▶ EXERCISE
Repeat the lines of the data that follow, please, starting at the first and stopping after the one with "entry = np.arange(0, 2251, 25)".

▶ AVAILABLE DATA
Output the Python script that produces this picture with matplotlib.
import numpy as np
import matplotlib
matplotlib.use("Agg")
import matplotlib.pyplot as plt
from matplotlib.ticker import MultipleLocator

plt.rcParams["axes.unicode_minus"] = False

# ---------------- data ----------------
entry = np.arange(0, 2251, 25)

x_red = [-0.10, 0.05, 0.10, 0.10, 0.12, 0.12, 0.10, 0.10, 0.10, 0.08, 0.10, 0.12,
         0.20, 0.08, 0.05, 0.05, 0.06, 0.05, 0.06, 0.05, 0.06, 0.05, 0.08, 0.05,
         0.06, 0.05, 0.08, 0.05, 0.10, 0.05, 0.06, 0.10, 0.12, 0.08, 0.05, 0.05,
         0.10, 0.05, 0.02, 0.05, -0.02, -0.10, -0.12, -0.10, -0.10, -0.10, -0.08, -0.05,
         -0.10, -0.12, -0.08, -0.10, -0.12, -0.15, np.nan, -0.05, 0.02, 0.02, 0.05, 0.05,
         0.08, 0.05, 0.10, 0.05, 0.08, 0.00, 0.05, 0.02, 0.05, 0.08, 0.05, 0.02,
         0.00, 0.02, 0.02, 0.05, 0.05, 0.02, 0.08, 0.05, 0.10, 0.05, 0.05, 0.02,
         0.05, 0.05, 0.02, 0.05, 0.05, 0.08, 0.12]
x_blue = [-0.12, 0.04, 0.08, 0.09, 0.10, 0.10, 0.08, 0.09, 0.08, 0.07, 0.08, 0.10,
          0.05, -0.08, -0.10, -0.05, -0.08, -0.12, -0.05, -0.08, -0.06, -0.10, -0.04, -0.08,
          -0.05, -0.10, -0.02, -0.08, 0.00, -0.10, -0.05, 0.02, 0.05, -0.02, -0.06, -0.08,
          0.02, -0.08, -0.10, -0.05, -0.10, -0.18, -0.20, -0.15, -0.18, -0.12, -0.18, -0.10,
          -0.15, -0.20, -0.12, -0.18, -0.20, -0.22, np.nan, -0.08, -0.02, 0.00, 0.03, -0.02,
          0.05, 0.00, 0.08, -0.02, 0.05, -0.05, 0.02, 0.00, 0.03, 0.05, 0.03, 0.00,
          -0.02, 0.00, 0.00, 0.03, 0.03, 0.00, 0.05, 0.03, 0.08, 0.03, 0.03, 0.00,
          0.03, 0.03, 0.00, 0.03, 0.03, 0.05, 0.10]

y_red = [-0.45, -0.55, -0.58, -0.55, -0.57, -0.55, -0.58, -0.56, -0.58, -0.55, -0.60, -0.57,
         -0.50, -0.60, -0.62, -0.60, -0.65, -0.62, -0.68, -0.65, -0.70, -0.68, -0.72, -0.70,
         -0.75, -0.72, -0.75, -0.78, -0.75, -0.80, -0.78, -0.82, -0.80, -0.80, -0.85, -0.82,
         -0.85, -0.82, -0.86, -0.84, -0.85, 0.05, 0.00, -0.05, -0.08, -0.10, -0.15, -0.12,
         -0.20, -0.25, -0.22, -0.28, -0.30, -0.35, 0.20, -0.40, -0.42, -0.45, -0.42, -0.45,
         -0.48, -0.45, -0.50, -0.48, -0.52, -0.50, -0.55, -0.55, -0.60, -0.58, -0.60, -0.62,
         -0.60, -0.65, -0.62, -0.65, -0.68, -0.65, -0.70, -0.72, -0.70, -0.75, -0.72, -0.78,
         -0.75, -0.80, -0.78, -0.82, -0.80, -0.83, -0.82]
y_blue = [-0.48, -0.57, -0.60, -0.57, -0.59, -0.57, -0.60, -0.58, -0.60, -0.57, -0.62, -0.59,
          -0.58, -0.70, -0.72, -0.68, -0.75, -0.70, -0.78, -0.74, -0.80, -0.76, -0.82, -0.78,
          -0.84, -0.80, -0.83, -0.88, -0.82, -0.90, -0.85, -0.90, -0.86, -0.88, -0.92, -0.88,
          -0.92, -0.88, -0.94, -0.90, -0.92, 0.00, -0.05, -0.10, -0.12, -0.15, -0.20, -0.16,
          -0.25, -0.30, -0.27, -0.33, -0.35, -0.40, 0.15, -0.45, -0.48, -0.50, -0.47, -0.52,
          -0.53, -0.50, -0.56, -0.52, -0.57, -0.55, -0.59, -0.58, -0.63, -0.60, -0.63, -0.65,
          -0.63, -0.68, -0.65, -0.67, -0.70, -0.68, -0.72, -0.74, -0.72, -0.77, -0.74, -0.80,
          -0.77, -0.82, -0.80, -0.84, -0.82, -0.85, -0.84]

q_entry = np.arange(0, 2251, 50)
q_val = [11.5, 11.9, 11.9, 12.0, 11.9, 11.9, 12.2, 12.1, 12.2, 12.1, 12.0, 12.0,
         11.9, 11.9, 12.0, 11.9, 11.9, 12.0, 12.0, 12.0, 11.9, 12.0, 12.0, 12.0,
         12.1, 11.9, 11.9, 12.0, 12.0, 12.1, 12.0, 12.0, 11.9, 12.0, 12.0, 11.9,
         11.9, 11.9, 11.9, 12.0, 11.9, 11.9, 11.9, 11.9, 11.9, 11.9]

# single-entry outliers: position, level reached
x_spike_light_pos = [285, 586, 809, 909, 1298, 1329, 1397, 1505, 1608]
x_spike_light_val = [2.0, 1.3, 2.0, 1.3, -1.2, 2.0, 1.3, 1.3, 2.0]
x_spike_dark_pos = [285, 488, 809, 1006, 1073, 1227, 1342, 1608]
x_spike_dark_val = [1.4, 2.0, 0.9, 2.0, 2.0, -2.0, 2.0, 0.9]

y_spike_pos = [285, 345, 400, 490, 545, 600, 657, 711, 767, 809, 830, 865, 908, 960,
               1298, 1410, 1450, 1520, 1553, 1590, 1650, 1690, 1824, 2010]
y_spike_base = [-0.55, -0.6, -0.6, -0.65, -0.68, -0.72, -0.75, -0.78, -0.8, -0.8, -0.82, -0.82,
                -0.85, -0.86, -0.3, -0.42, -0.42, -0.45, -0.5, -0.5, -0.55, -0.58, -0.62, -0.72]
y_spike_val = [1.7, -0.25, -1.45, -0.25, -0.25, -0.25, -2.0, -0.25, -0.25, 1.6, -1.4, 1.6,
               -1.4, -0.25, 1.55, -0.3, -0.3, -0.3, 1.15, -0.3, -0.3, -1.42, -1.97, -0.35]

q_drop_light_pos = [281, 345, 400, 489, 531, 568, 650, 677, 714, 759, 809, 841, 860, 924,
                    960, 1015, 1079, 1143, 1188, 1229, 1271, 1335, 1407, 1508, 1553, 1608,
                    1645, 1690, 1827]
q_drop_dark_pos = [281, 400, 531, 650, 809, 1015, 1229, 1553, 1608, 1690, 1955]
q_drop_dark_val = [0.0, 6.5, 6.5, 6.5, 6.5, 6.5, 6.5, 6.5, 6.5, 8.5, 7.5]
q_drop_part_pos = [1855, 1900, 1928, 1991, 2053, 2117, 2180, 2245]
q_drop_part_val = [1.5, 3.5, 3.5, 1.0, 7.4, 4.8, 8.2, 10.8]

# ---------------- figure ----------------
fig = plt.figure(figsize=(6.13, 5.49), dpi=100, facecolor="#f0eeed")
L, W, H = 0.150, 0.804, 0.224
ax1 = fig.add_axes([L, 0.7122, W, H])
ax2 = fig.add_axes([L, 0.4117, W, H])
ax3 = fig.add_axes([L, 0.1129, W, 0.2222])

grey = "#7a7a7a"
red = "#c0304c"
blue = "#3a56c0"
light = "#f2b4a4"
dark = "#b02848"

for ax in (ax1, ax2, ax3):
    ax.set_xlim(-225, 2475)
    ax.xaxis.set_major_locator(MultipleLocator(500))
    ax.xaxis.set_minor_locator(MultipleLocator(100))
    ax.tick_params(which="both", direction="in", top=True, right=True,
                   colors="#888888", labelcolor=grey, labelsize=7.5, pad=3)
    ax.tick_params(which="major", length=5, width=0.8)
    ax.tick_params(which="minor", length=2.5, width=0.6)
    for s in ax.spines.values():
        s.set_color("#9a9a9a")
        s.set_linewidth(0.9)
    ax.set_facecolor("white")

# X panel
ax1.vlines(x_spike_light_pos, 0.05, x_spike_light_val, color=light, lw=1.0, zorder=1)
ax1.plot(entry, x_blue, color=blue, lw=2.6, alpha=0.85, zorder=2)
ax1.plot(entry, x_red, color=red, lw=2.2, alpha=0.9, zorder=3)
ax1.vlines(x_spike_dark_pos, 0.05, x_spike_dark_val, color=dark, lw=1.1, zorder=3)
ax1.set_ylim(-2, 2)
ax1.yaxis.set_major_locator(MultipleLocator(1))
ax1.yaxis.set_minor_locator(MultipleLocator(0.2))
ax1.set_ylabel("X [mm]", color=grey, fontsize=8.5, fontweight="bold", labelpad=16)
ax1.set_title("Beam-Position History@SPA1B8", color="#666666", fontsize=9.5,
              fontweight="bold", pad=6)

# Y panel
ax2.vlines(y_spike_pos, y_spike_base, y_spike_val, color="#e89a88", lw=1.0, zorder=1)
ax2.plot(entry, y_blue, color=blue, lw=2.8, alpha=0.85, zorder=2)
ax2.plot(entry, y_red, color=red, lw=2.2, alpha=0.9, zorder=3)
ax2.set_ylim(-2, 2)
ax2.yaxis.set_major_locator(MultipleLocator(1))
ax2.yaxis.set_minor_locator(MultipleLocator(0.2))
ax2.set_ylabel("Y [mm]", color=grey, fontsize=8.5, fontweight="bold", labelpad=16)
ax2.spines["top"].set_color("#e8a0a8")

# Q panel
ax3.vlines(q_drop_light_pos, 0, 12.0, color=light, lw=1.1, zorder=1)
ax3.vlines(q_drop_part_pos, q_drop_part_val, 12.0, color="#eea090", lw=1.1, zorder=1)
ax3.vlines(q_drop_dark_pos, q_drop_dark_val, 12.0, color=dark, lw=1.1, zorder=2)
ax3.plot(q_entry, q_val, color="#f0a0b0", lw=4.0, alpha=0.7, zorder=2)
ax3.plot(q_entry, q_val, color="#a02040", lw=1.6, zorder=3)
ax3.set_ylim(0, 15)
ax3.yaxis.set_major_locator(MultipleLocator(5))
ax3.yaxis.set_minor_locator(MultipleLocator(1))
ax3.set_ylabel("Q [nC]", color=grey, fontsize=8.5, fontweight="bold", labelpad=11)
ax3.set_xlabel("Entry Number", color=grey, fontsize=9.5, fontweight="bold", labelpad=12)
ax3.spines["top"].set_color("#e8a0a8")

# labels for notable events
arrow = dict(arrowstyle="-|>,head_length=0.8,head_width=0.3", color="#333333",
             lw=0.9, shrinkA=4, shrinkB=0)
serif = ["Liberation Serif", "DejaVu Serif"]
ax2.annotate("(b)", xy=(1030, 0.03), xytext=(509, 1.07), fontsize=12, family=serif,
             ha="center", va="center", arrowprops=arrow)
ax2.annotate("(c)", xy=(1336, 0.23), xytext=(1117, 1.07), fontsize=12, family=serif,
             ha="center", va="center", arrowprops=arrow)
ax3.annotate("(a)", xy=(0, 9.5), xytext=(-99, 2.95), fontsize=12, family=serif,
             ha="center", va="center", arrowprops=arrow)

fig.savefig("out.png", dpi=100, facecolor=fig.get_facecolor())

▶ EXERCISE RESPONSE
Output the Python script that produces this picture with matplotlib.
import numpy as np
import matplotlib
matplotlib.use("Agg")
import matplotlib.pyplot as plt
from matplotlib.ticker import MultipleLocator

plt.rcParams["axes.unicode_minus"] = False

# ---------------- data ----------------
entry = np.arange(0, 2251, 25)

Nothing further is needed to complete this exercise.